After hearing his guilty sentence upheld, convicted war criminal Slobodan Praljak took out a small bottle of poison and drank it. The act of defiance was streamed live to viewers around the world. Praljak died a few hours later:

It happened in the span of a few confused minutes.

Moments after hearing that his 20-year sentence for war crimes had been upheld, Slobodan Praljak defied the admonitions of his judges, declared his innocence a final time — and with eyes wide, as if shocked himself at what he was doing, put a tiny glass to his lips and gulped deeply. "I just drank poison," he exclaimed after lowering the glass.
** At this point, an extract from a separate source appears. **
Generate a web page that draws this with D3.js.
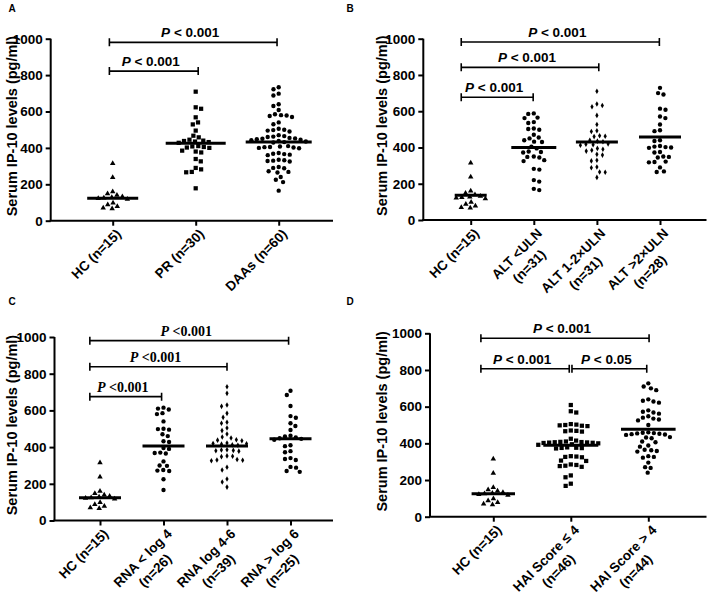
<!DOCTYPE html>
<html><head><meta charset="utf-8">
<script src="https://cdn.jsdelivr.net/npm/d3@7"></script>
<style>body{margin:0;background:#fff}svg{display:block}</style>
</head><body>
<svg id="chart" width="708" height="597"></svg>
<script>
// ---------- data ----------
const hcValues = [315,238,160,148,140,132,128,125,122,118,98,88,78,70,66];
const prValues = [709,623,615,568,540,529,495,467,458,445,440,438,435,432,428,410,408,405,402,400,385,380,375,339,326,290,282,268,266,178];
const daaValues = [733,722,698,688,640,630,608,585,580,578,575,570,540,530,505,500,498,495,490,470,465,462,460,455,452,450,448,445,442,438,435,432,430,410,408,405,404,402,400,398,372,368,366,363,360,335,332,330,328,325,295,290,288,272,268,265,240,225,212,165];
const altLowValues = [588,585,565,562,540,535,505,502,498,470,455,450,440,432,430,405,395,378,375,372,350,348,345,330,325,282,278,220,212,172,165];
const altMidValues = [710,640,632,625,577,527,492,488,465,462,460,440,435,432,420,418,415,412,395,390,385,380,362,358,330,326,292,288,265,263,235];
const altHighValues = [729,700,692,614,608,571,562,527,495,490,440,436,408,405,402,400,398,375,372,350,348,345,322,320,318,290,268,265];
const rnaLowValues = [615,610,605,585,580,540,500,498,495,470,460,432,428,395,390,370,368,365,322,300,298,275,272,270,225,166];
const rnaMidValues = [729,693,629,622,584,562,535,530,504,490,471,455,450,440,438,435,422,420,418,416,412,410,386,384,382,380,378,352,350,348,332,330,328,326,290,275,226,210,182];
const rnaHighValues = [707,684,624,569,560,530,515,493,462,458,452,448,445,440,410,405,378,372,340,335,330,292,288,270,265];
const haiLowValues = [609,575,568,505,502,500,498,496,494,470,468,466,464,425,415,410,408,407,406,405,404,403,402,400,395,392,378,376,375,374,372,330,328,326,324,306,304,285,282,278,276,272,225,215,180,168];
const haiHighValues = [727,710,700,690,640,632,628,622,580,572,568,562,548,540,535,530,525,500,460,458,456,454,452,450,448,446,434,432,428,410,406,388,382,365,362,358,355,330,326,322,295,270,266,240];

const centerA = [123,425,432];
const centerB = [137,400,430,458];
const centerC = [124,406,406,446];
const centerD = [125,389,477];

const catsA = [["HC (n=15)"],["PR (n=30)"],["DAAs (n=60)"]];
const catsB = [["HC (n=15)"],["ALT <ULN","(n=31)"],["ALT 1-2×ULN","(n=31)"],["ALT >2×ULN","(n=28)"]];
const catsC = [["HC (n=15)"],["RNA < log 4","(n=26)"],["RNA log 4-6","(n=39)"],["RNA > log 6","(n=25)"]];
const catsD = [["HC (n=15)"],["HAI Score ≤ 4","(n=46)"],["HAI Score > 4","(n=44)"]];

const yTicks = [0,200,400,600,800,1000];
const yTitle = "Serum IP-10 levels (pg/ml)";

// brackets: from/to in category units, y in data units
const bracketsA = [{from:-0.04,to:1.03,y:822,p:"< 0.001"},{from:-0.04,to:1.98,y:980,p:"< 0.001"}];
const bracketsB = [{from:-0.15,to:0.99,y:677,p:"< 0.001"},{from:-0.15,to:2.03,y:842,p:"< 0.001"},{from:-0.15,to:2.99,y:982,p:"< 0.001"}];
const bracketsC = [{from:-0.16,to:0.97,y:675,p:"<0.001"},{from:-0.16,to:2.0,y:838,p:"<0.001"},{from:-0.16,to:2.97,y:980,p:"<0.001"}];
const bracketsD = [{from:-0.16,to:0.98,y:807,p:"< 0.001"},{from:1.015,to:1.98,y:807,p:"< 0.05"},{from:-0.16,to:2.01,y:973,p:"< 0.001"}];

// ---------- layout ----------
const panels = [
  {letter:"A", lx:12, ly:12, axisX:50.7, titleX:16.5, y0:220.7, y1:38.7, first:112.7, step:83, xEnd:333,
   cats:catsA, groups:[hcValues,prValues,daaValues], centers:centerA, shapes:["triangle","square","circle"],
   half:[25.5,30,33], brackets:bracketsA, serif:false},
  {letter:"B", lx:350, ly:12, axisX:423.3, titleX:387, y0:220, y1:38.7, first:470.7, step:63.1, xEnd:706.5,
   cats:catsB, groups:[hcValues,altLowValues,altMidValues,altHighValues], centers:centerB, shapes:["triangle","circle","diamond","circle"],
   half:[16,22.5,21,21], brackets:bracketsB, serif:false},
  {letter:"C", lx:12, ly:305, axisX:54.5, titleX:16.5, y0:520.5, y1:337, first:100, step:63.5, xEnd:333,
   cats:catsC, groups:[hcValues,rnaLowValues,rnaMidValues,rnaHighValues], centers:centerC, shapes:["triangle","circle","diamond","circle"],
   half:[21,21,21,21], brackets:bracketsC, serif:true},
  {letter:"D", lx:350, ly:305, axisX:430, titleX:387, y0:516.7, y1:333.3, first:493.3, step:77.5, xEnd:706.5,
   cats:catsD, groups:[hcValues,haiLowValues,haiHighValues], centers:centerD, shapes:["triangle","square","circle"],
   half:[21.7,27.5,27.3], brackets:bracketsD, serif:false}
];

const SANS = "'Liberation Sans', Arial, sans-serif";
const SERIF = "'Liberation Serif', 'Times New Roman', serif";
const svg = d3.select("#chart");

const symbolTypes = {triangle:[d3.symbolTriangle,13], square:[d3.symbolSquare,18], circle:[d3.symbolCircle,15], diamond:[d3.symbolDiamond,9]};

function swarm(values, y, sep){
  const pts = values.map(v=>({v, y:y(v), x:0})).sort((a,b)=>a.y-b.y);
  const placed = [];
  let flip = 1;
  for (const p of pts){
    const ivs = [];
    for (const q of placed){
      const dy = Math.abs(q.y-p.y);
      if (dy < sep){ const d = Math.sqrt(sep*sep-dy*dy); ivs.push([q.x-d,q.x+d]); }
    }
    const cands = [0];
    ivs.forEach(iv=>{cands.push(iv[0],iv[1]);});
    cands.sort((a,b)=>{const da=Math.abs(a)-Math.abs(b); if (Math.abs(da)>1e-6) return da; return (b-a)*flip;});
    let chosen = 0;
    for (const c of cands){
      if (ivs.every(iv=> c<=iv[0]+1e-6 || c>=iv[1]-1e-6)){ chosen=c; break; }
    }
    p.x = chosen; flip = -flip;
    placed.push(p);
  }
  return pts;
}

panels.forEach(P=>{
  const g = svg.append("g");
  const y = d3.scaleLinear().domain([0,1000]).range([P.y0,P.y1]);
  const x = d3.scaleLinear().domain([0,1]).range([P.first,P.first+P.step]);

  // panel letter
  g.append("text").attr("x",P.lx).attr("y",P.ly).attr("font-family",SANS).attr("font-weight","bold")
    .attr("font-size",10).attr("text-anchor","middle").text(P.letter);

  // y axis
  const yAxis = d3.axisLeft(y).tickValues(yTicks).tickSize(5).tickPadding(3).tickFormat(d3.format("d"));
  const ya = g.append("g").attr("transform",`translate(${P.axisX},0)`).call(yAxis);
  ya.select(".domain").attr("d",`M0,${P.y1}V${P.y0}`).attr("stroke","#000").attr("stroke-width",2);
  ya.selectAll(".tick line").attr("stroke","#000").attr("stroke-width",2);
  ya.selectAll(".tick text").attr("font-family",SANS).attr("font-weight","bold").attr("font-size",13.5).attr("fill","#000");

  // x axis
  const idx = P.cats.map((c,i)=>i);
  const xAxis = d3.axisBottom(x).tickValues(idx).tickSize(5).tickFormat("");
  const xa = g.append("g").attr("transform",`translate(0,${P.y0})`).call(xAxis);
  xa.select(".domain").attr("d",`M${P.axisX-1},0H${P.xEnd}`).attr("stroke","#000").attr("stroke-width",2);
  xa.selectAll(".tick line").attr("stroke","#000").attr("stroke-width",2);

  // x labels (block right-aligned at tick, lines centred within block)
  P.cats.forEach((lines,i)=>{
    const t = g.append("text").attr("font-family",SANS).attr("font-weight","bold").attr("font-size",13.5)
      .attr("text-anchor","end").attr("transform",`translate(${x(i)+3},${P.y0+8}) rotate(-45)`);
    const spans = lines.map((ln,k)=>t.append("tspan").attr("x",0).attr("dy",k===0?"0.65em":"1.3em").text(ln));
    const widths = spans.map(s=>s.node().getComputedTextLength());
    const maxW = Math.max(...widths);
    spans.forEach((s,k)=>s.attr("x",-(maxW-widths[k])/2));
  });

  // y title
  g.append("text").attr("font-family",SANS).attr("font-weight","bold").attr("font-size",14.5)
    .attr("text-anchor","middle").attr("transform",`translate(${P.titleX},${y(520)}) rotate(-90)`).text(yTitle);

  // points
  P.groups.forEach((vals,i)=>{
    const pts = swarm(vals,y,5.6);
    const [type,size] = symbolTypes[P.shapes[i]];
    const sym = d3.symbol().type(type).size(size);
    g.append("g").selectAll("path").data(pts).join("path")
      .attr("d",sym).attr("fill","#000")
      .attr("transform",d=>`translate(${x(i)+d.x},${d.y})`);
    // center line
    g.append("line").attr("x1",x(i)-P.half[i]).attr("x2",x(i)+P.half[i])
      .attr("y1",y(P.centers[i])).attr("y2",y(P.centers[i])).attr("stroke","#000").attr("stroke-width",3);
  });

  // brackets
  P.brackets.forEach(b=>{
    const x1 = x(b.from), x2 = x(b.to), yy = y(b.y);
    g.append("path").attr("d",`M${x1},${yy}H${x2}M${x1},${yy-4}V${yy+4}M${x2},${yy-4}V${yy+4}`)
      .attr("fill","none").attr("stroke","#000").attr("stroke-width",1.6);
    const t = g.append("text").attr("x",(x1+x2)/2-3).attr("y",yy-5).attr("text-anchor","middle")
      .attr("font-family",P.serif?SERIF:SANS).attr("font-weight","bold").attr("font-size",P.serif?14:13.5);
    t.append("tspan").attr("font-style","italic").text("P");
    t.append("tspan").text(" "+b.p);
  });
});
</script>
</body></html>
And the presiding judge asked for the curtains to be closed.

The end came quickly. Praljak died within hours Wednesday. But as Dutch authorities open their investigation into the incident at the international criminal tribunal for the former Yugoslavia, one difficult question promises to persist much longer: How exactly did the former Bosnian Croat general manage to commit suicide in a high-security courtroom in The Hague, Netherlands, and in front of viewers streaming the video live around the world?

There is reason — besides his swift death — to believe Praljak's declaration that he had indeed taken poison.

"There was a preliminary test of the substance in the container and all I can say for now is that there was a chemical substance in that container that can cause death," Dutch prosecutor Marilyn Fikenscher told The Associated Press. That said, the official cause of death will have to wait until an autopsy is completed.

Slobodan Praljak. The poison is thought to have been cyanide.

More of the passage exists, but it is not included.